Review by Booklist Review

Smith (Incendiary Art, 2017), winner of the 2021 Poetry Foundation Ruth Lilly Award for Lifetime Achievement, has been searching for and collecting photographs of nineteenth-century African Americans for more than two decades. As she studied hard-to-find images of long gone men, women, and children in stiff clothing motionless before the camera, she "became obsessed with conjuring voices that reflect who the subjects in the pictures may have been and how they are inextricably connected to us." Forty-two formal portraits grace these pages, in which nearly no one smiles. The subjects are unnamed, but the studio and location, ranging from Philadelphia to Virginia, Chicago, Memphis, and Nebraska, are often displayed. Each image is accompanied by a poem which vary from spare, evocative lyrics to solidly constructed, history-stepped declarations of violence survived and violence to come. Each voice is unique and trenchant as the personas Smith creates so imaginatively, empathically, and adroitly express longing, love, grief, anger, defiance, and fortitude. A young man mourns his mother; a father mourns his daughter. We meet a wet nurse, a railroad worker, couples, families, and an elegant young Boston woman who states that her "step / is fierce." With tender precision, Smith's exquisite photo album elucidates our past and steers us toward a more conscious and ethical future.

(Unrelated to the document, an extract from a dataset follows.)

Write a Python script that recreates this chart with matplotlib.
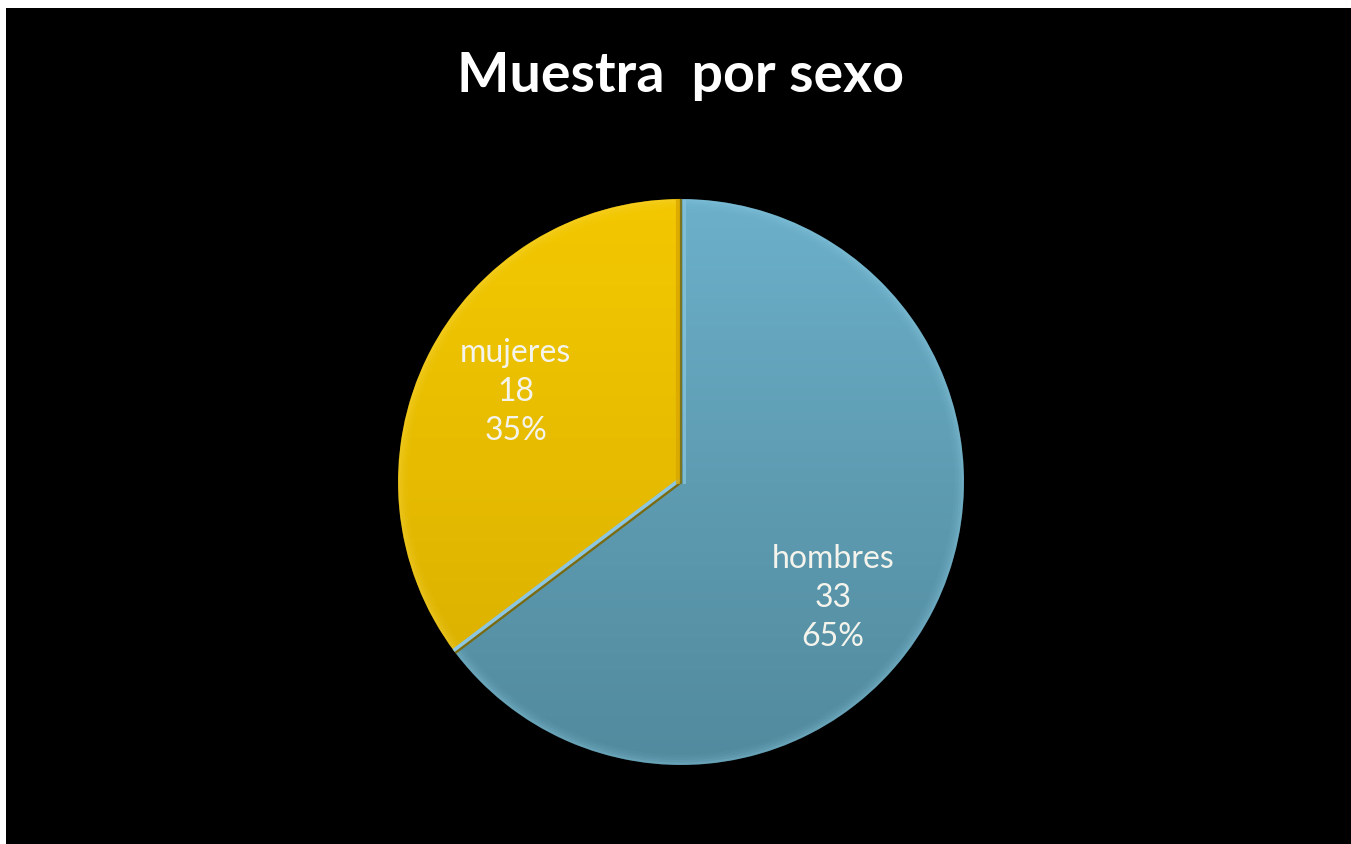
import numpy as np
import matplotlib
matplotlib.use("Agg")
import matplotlib.pyplot as plt
from matplotlib.patches import Rectangle, Wedge
from matplotlib.colors import LinearSegmentedColormap

# Sample composition by sex
categories = ["hombres", "mujeres"]
counts = [33, 18]
title = "Muestra  por sexo"

W, H = 1351, 844
fig = plt.figure(figsize=(W / 100 + 1e-4, H / 100 + 1e-4), dpi=100, facecolor="black")
ax = fig.add_axes([0, 0, 1, 1])
ax.set_facecolor("black")

# thin white frame on the top and left edges
fig.patches.append(Rectangle((0, 1 - 8 / H), 1, 8 / H, transform=fig.transFigure,
                             facecolor="white", edgecolor="none", zorder=10))
fig.patches.append(Rectangle((0, 0), 6 / W, 1, transform=fig.transFigure,
                             facecolor="white", edgecolor="none", zorder=10))

cx, cy, r = 681, H - 482, 283
base_colors = ["#5e9cb3", "#ecc000"]
grads = [
    LinearSegmentedColormap.from_list("blue", ["#528a9e", "#5e9cb2", "#6cb0ca"]),
    LinearSegmentedColormap.from_list("gold", ["#d6ad00", "#e6bb00", "#f3c800"]),
]
rim_colors = ["#8fcde3", "#f8d84a"]

wedges, _ = ax.pie(counts, startangle=90, counterclock=False, colors=base_colors,
                   center=(cx, cy), radius=r, frame=True,
                   wedgeprops=dict(linewidth=0))
ax.set_xlim(0, W)
ax.set_ylim(0, H)
ax.set_aspect("equal")
ax.axis("off")

# vertical shading inside each slice, with a soft light bevel at the rim
grad = np.linspace(0, 1, 256).reshape(-1, 1)
for w, cm, rc in zip(wedges, grads, rim_colors):
    im = ax.imshow(grad, cmap=cm, origin="lower", aspect="auto",
                   extent=(cx - r, cx + r, cy - r, cy + r), zorder=2,
                   interpolation="bilinear")
    im.set_clip_path(w)
    for k, a in enumerate([0.35, 0.22, 0.12, 0.06]):
        ring = Wedge((cx, cy), r - k * 2.5, w.theta1, w.theta2, width=2.5,
                     facecolor=rc, edgecolor="none", alpha=a, zorder=3)
        ax.add_patch(ring)

# soft outer edge
for k, a in enumerate([0.5, 0.3, 0.15]):
    ax.add_patch(plt.Circle((cx, cy), r + 0.8 + k * 1.2, fill=False,
                            edgecolor="black", linewidth=1.3, alpha=a, zorder=3))

# bevel along the slice boundaries
total = sum(counts)
theta_end = np.deg2rad(90 - 360 * counts[0] / total)
bx, by = cx + r * np.cos(theta_end), cy + r * np.sin(theta_end)
nx, ny = np.cos(theta_end + np.pi / 2), np.sin(theta_end + np.pi / 2)
ax.plot([cx, bx], [cy, by], color="#7a6a10", linewidth=2.2, zorder=4,
        solid_capstyle="butt")
ax.plot([cx - 2.6 * nx, bx - 2.6 * nx], [cy - 2.6 * ny, by - 2.6 * ny],
        color="#8cc6e0", linewidth=2.6, zorder=4, solid_capstyle="butt")
ax.plot([cx - 3, cx - 3], [cy, cy + r - 2], color="#d9a600", linewidth=3,
        alpha=0.8, zorder=4)
ax.plot([cx, cx], [cy, cy + r - 1], color="#7d7420", linewidth=1.6, zorder=4)
ax.plot([cx + 2.5, cx + 2.5], [cy, cy + r - 2], color="#86c3da", linewidth=2.2,
        alpha=0.8, zorder=4)

# slice labels: name, count and share
label_pos = [(-37.4, 0.675), (151.4, 0.665)]
for name, val, (ang, dist) in zip(categories, counts, label_pos):
    t = np.deg2rad(ang)
    ax.text(cx + dist * r * np.cos(t), cy + dist * r * np.sin(t),
            f"{name}\n{val}\n{100 * val / total:.0f}%",
            ha="center", va="center", color="#f4f4ec", fontsize=23,
            family="Lato", linespacing=1.36, zorder=5)

ax.text(680, H - 76, title, ha="center", va="center", color="white",
        fontsize=40, fontweight="bold", family="Lato", zorder=5)

fig.savefig("out.png", dpi=100, facecolor="black")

From Booklist, Copyright (c) American Library Association. Used with permission.
Review by Publisher's Weekly Review

In her evocative latest, Smith (Incendiary Art) combines photographs of Black Americans taken in the 19th century with poems written from the perspective of each image's subject to construct a wrenching tapestry of the effects of enslavement and promises of Reconstruction. A profile photo of a woman with bright eyes is accompanied by a poem describing her freedom to walk down the street, as her mother could not: "I am not my mother, squatting howler whose/ body spat a squalling into dust." One woman mourns her brother, a victim of a lynch mob, while another grieves her son with a devastating, unbridled lament: "I wept wide/ like an opened cage. I cried whole lying Bibles,/ screeched the backsides of hymns." Elsewhere, a smiling woman contemplates how the picture she is posing for might attract suitors: "This portrait should engage/ the interest of some decorous and cultivated gent/ accustomed to the ways of wooing." The poems are keenly multifaceted, as Smith considers her subjects' possible grief, shame, sexuality and gender identity, and joy in everyday moments. This is an affecting, lyrical work of empathy and imagination complemented by stunning images. (Feb).